The Argentinian soccer club at the center of the show seems normal on the surface. When the leader of a gang gets stabbed in the stands of a game, the dangerous power he has over the club and most of the city is revealed. The show primarily follows three characters: Diana (Dolores Fonzi), a lawyer who is appointed chief of security at the soccer club; Mario (Ignacio Quesada), a young man who gets roped into gang activity; and Lomito (Carlos Belloso), the crime boss.
All of the characters are introduced within the first few episodes, and each one has significant importance to the plot. There does not seem to be a problem with this right off the bat, but as the show continues, the stories become hard to keep track of. The show is in Spanish, with no English dub, which demands full attention to read the subtitles. Even at the show’s peak, there are too many subplots going on while the main plot is progressing. Diana has relationship struggles while the gang battles and tries to help her neighborhood. At times, this makes the story feel cluttered.
The main plot follows Diana trying to take Lomito out of power. The side plots include Mario joining the gang and a growing conflict with his best friend. A rival gang leader is selling drugs in Lomito’s territory while Lomito is taking on Diana. Lomito forces a new player onto the soccer field, and that same player seduces Lomito’s daughter — a subplot that leads nowhere.
All of that and more is happening about the same time, but some plots are made more significant than they should be. About halfway into the series, there is no room to take breaks between episodes. A week or even a few days can cause Lomito’s vague political schemes and the side characters’ personal problems to become too muddled.
However, Mario’s rise in the gang is one of the more powerful stories. His relationship with his girlfriend, Camilla (Iara Ciccone), is meaningful and wholesome. Their scenes together are visually contrasted with Lomito’s daughter and the soccer prodigy’s completely sexual and largely meaningless relationship. These depictions add depth to Mario, whose morality is constantly challenged by his membership with the gang and their violence. When Camilla becomes pregnant, Mario’s devotion is put to the test: the gang or his future. Mario’s slow descent into the violent gang life is powerfully written and shows that any of the characters could end up the same way.

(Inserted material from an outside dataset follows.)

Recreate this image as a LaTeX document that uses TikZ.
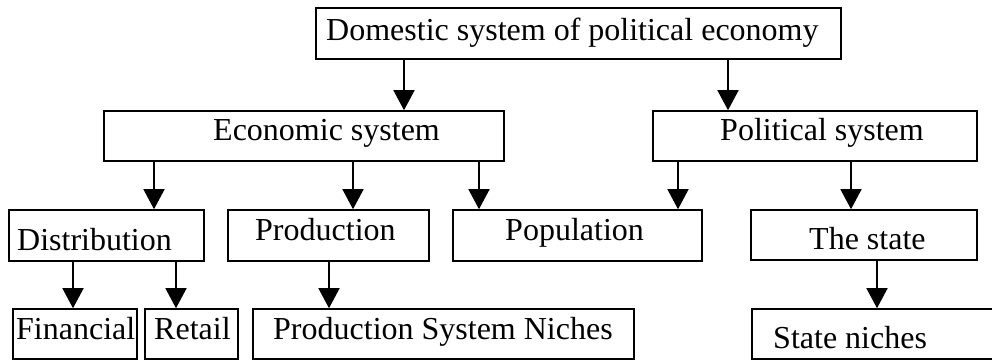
\documentclass[tikz,border=0pt]{standalone}
\usepackage{fontspec}
\setmainfont{Liberation Serif}
\usetikzlibrary{arrows.meta}
\tikzset{
  box/.style={draw, line width=1.6pt, rectangle, inner sep=0pt},
  txt/.style={anchor=base west, inner sep=0pt, font=\fontsize{32}{38}\selectfont},
  arr/.style={line width=1.5pt, -{Triangle[width=21pt,length=20pt]}}
}
\begin{document}
\begin{tikzpicture}[x=1pt,y=-1pt]
\useasboundingbox (0,0) rectangle (992,360);
\clip (0,0) rectangle (992,360);
% boxes
\node[box, minimum width=525pt, minimum height=51pt] (dom) at (578.5,33.5) {};
\node[box, minimum width=400pt, minimum height=50pt] (eco) at (304,136) {};
\node[box, minimum width=324pt, minimum height=50pt] (pol) at (815,136) {};
\node[box, minimum width=195pt, minimum height=51pt] (dist) at (106.5,235.5) {};
\node[box, minimum width=201pt, minimum height=51pt] (prod) at (328.5,235.5) {};
\node[box, minimum width=249pt, minimum height=51pt] (popu) at (577.5,235.5) {};
\node[box, minimum width=226pt, minimum height=50pt] (state) at (864,235) {};
\node[box, minimum width=124pt, minimum height=50pt] (fin) at (75,334) {};
\node[box, minimum width=93pt, minimum height=50pt] (ret) at (191.5,334) {};
\node[box, minimum width=381pt, minimum height=50pt] (psn) at (443.5,334) {};
\node[box, minimum width=248pt, minimum height=50pt] (sn) at (876,334) {};
% texts
\node[txt] (tdom) at (326,40) {Domestic system of political economy};
\node[txt] (teco) at (213,140) {Economic system};
\node[txt] (tpol) at (720,140) {Political system};
\node[txt] (tdist) at (17,250) {Distribution};
\node[txt] (tprod) at (255,240) {Production};
\node[txt] (tpopu) at (505,240) {Population};
\node[txt] (tstate) at (809,249) {The state};
\node[txt] (tfin) at (16,339) {Financial};
\node[txt] (tret) at (154,339) {Retail};
\node[txt] (tpsn) at (273,339) {Production System Niches};
\node[txt] (tsn) at (773,348) {State niches};
% arrows
\draw[arr] (dom.south -| 404,0) -- (eco.north -| 404,0);
\draw[arr] (dom.south -| 728,0) -- (pol.north -| 728,0);
\draw[arr] (eco.south -| 154,0) -- (dist.north -| 154,0);
\draw[arr] (eco.south -| 353,0) -- (prod.north -| 353,0);
\draw[arr] (eco.south -| 479,0) -- (popu.north -| 479,0);
\draw[arr] (pol.south -| 678,0) -- (popu.north -| 678,0);
\draw[arr] (pol.south -| 851,0) -- (state.north -| 851,0);
\draw[arr] (dist.south -| 73,0) -- (fin.north -| 73,0);
\draw[arr] (dist.south -| 176,0) -- (ret.north -| 176,0);
\draw[arr] (prod.south -| 329,0) -- (psn.north -| 329,0);
\draw[arr] (state.south -| 877,0) -- (sn.north -| 877,0);
\end{tikzpicture}
\end{document}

While Mario integrates into gang life, Diana works harder to end the gang’s rule over the city. She has to use the court to put Lomito in prison, but he controls the judicial system and easily overturns the ruling. Her character’s quick but difficult rise to power is highlighted clearly during moments like this. The intricate politics of this series are interesting and well-developed, with fantastic power dynamics.
Fortunately, the various secondary characters that make the show feel muddled have compelling morally gray aspects. Fabian (Esteban Lamothe) is the best example of this. He does Lomito’s dirty work and takes Mario under his wing to teach him about gang life. Fabian serves Lomito directly but often disagrees with him. For example, Fabian wants to kill the rival gang leader and stop drugs from entering the community, but Lomito does not want to waste money on it. This creates character conflict that highlights the difference between a normal worker and the rich man in charge.
The intricacies of “Puerta 7” deliver a strong political commentary. When the show tries to cover too many aspects of the side characters in the city, audiences lose sight of the main storyline. This is evident by the hastily written and anticlimactic ending to the show. It’s unfortunate the ambitious and intriguing plot never reached its full potential.